Let me tell you something else about that “old American military outpost established at the confluence of the Minnesota and Mississippi Rivers.” That place was as sacred as a place can be for the Lakota, something akin to St. Peter’s in Rome for Catholics. They called “Makoche Chokaya Kin” or “the center of the universe.” Building a military establishment there was, while probably good military strategy, was an abomination to the indigenous people who worshiped there. It would have been something similar to Muslims, having taken over Rome, making St. Peter’s not a mosque, but a warehouse to store armaments.

Now please be aware that I don’t mean clobber you over the head with this information. If I sound harsh, please know that I bring you this information in the hopes that your impulse to be a more holy Catholic may also include care and concern for the least of God’s people, the American Indians, and respect for their history as well as your own. Perhaps you were just not aware of this history which was understandably “subliminated” until recently, in order that the progeny of the conquerors would not see themselves in the light of these monstrous and unjust deeds.

I don’t see the Church as complicit in these injustices for the most part, as most of the priests and missionaries, Father Hennepin foremost among them, came here not to build a great civilization, but to bring the love of Jesus Christ and his Church to the likes of lil’ ol’ me and my bro’s.
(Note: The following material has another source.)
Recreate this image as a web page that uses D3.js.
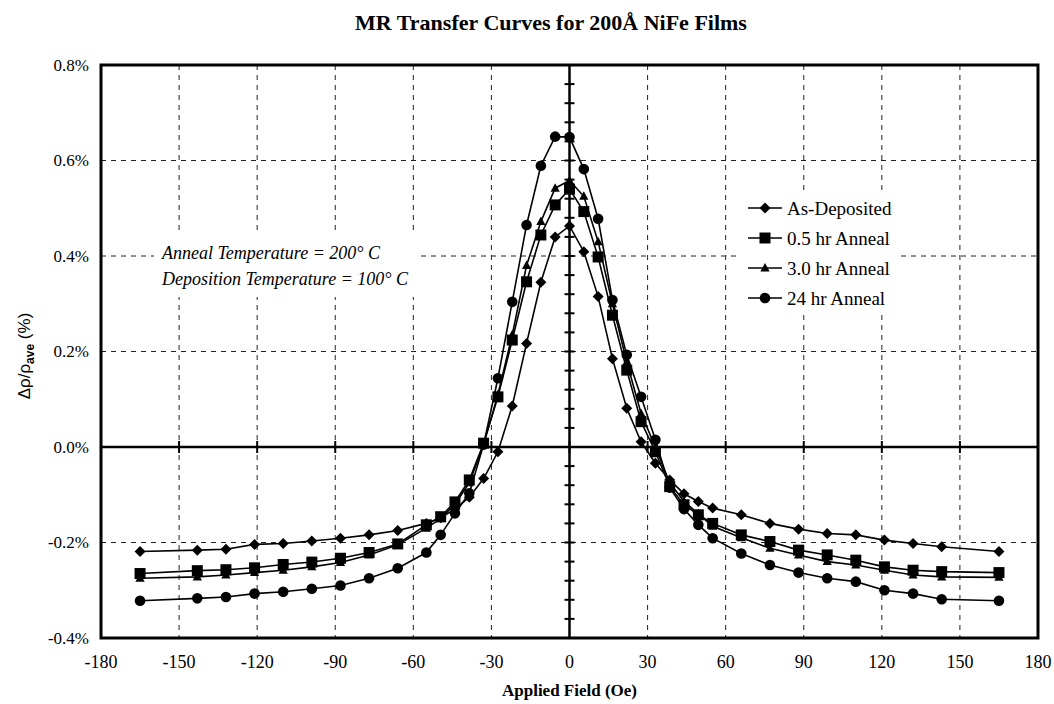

For the large part they opposed unjust treatment of Natives, but the overwhelming culture of death (“manifest destiny”) which pervaded early America usually drowned out the truly Catholic voice in the public square.

Please receive my words in the spirit of fraternal charity. That is the spirit with which I mean them.

John Paul Sonnen said...

Very interesting. God bless the Dakota and the Sioux people of Minnesota. Yes, the Calvinist American government treated them in a poor manner.